I'm not sure if Moa's problems are down to an inept distributor, as CEO Geoff Ross maintains; marketing; or its plan to sell 195,000 cases this year simply being too ambitious from the get-go, what wiht our shelves groaning under more and more craft and foreign beers.
Personally I don't think it's a quality issue. Several of Moa's labels have made their way to NBR's boardroom fridge, and staff happily quaffed them all. But then again, craft beer drinkers are a sniffy lot - not to mention hypersensitve to any signs a "craft" beer label is in fact produced by yet another corporate bandwagon-jumper (and leaving the sexism argument aside, the flash imagery and ads in Moa's prospectus probably didn't help on that front. And while no branding expert, I don't think the trendy/modern names for some of Moa's brews, such as "Blanc Evolution", sit well with the earthier "Moa").

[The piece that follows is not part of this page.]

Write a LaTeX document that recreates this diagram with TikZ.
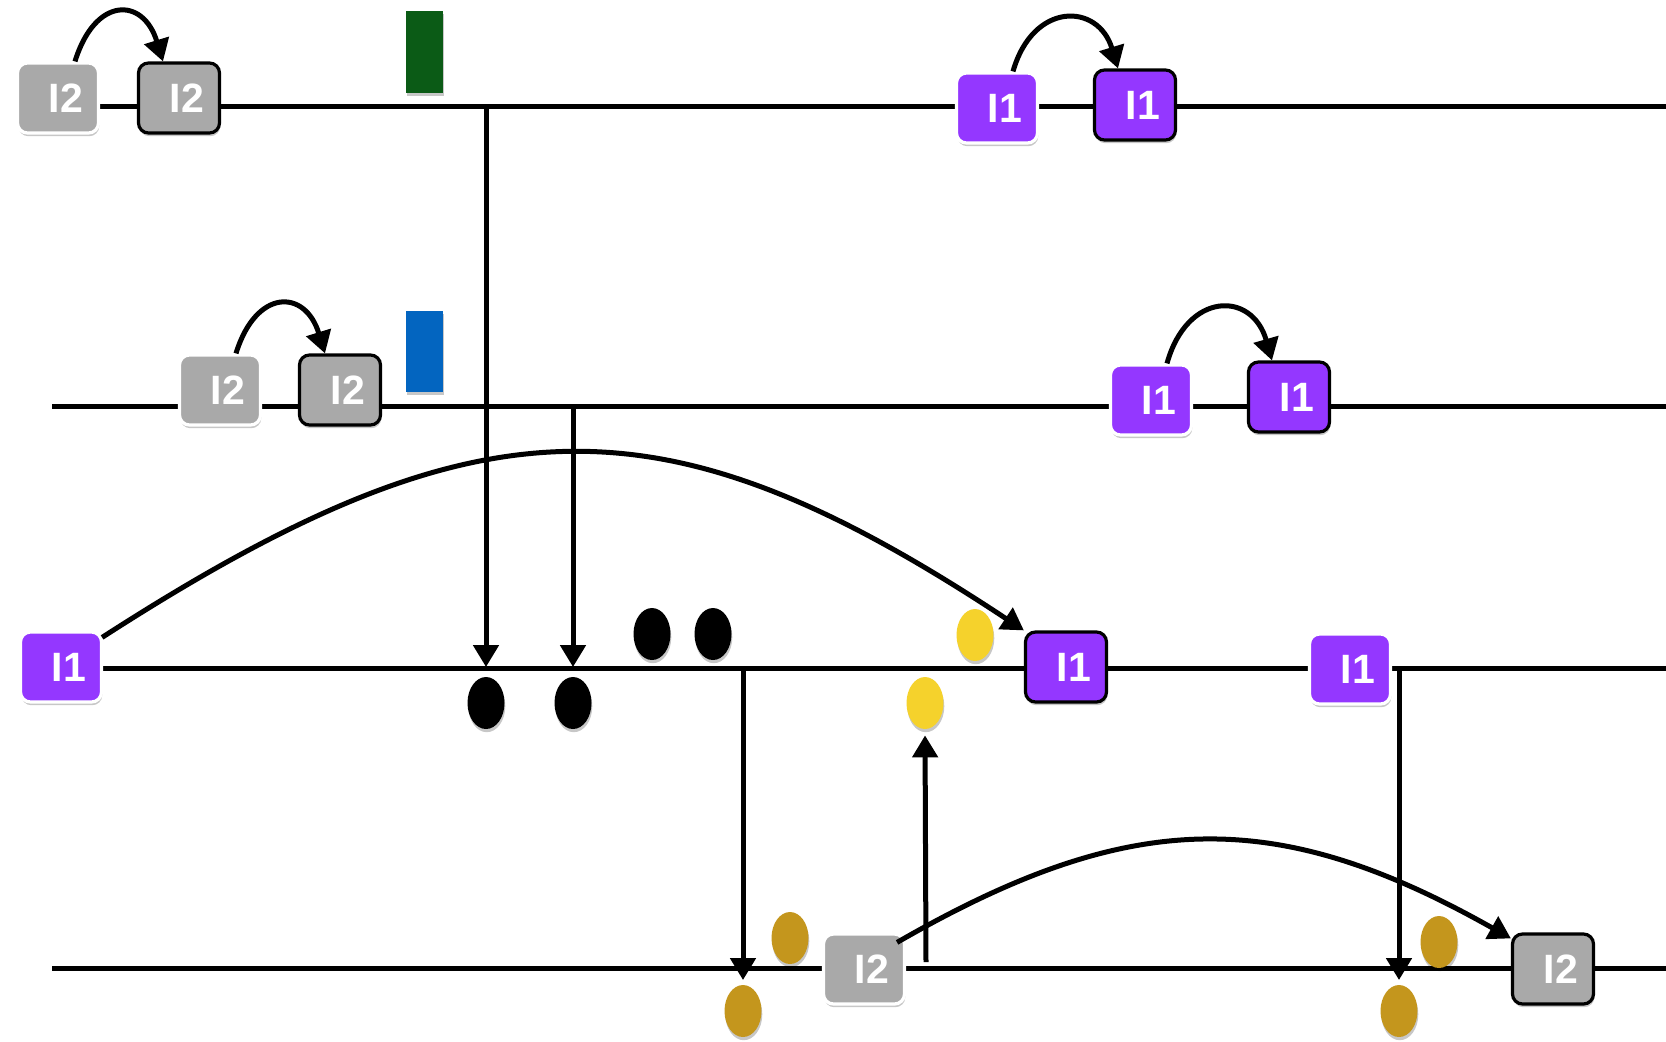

But anyhow, the reason for this brief post is to highlight on-the-ground marketing - or at least the peril of leaving any element of a promotion up to the locals.
I snapped this Moa sign outside a Mt Eden cafe (it stirs unhappy memories of when I was with a publisher that launched a rival to NetGuide - and at the same pocket size. Our distributor recommended we stump up for A5-sized baskets that hung off newsstands, which we did. Newsagents and supermarket shelf stuffers duly filled them with copies of NetGuide.)
Anyway, Moa CEO Geoff Ross is not one to sit on his behind, so it will be interesting to see how he reacts to the sales setback. Stung investors will surely want to see more than tweaking with distribution.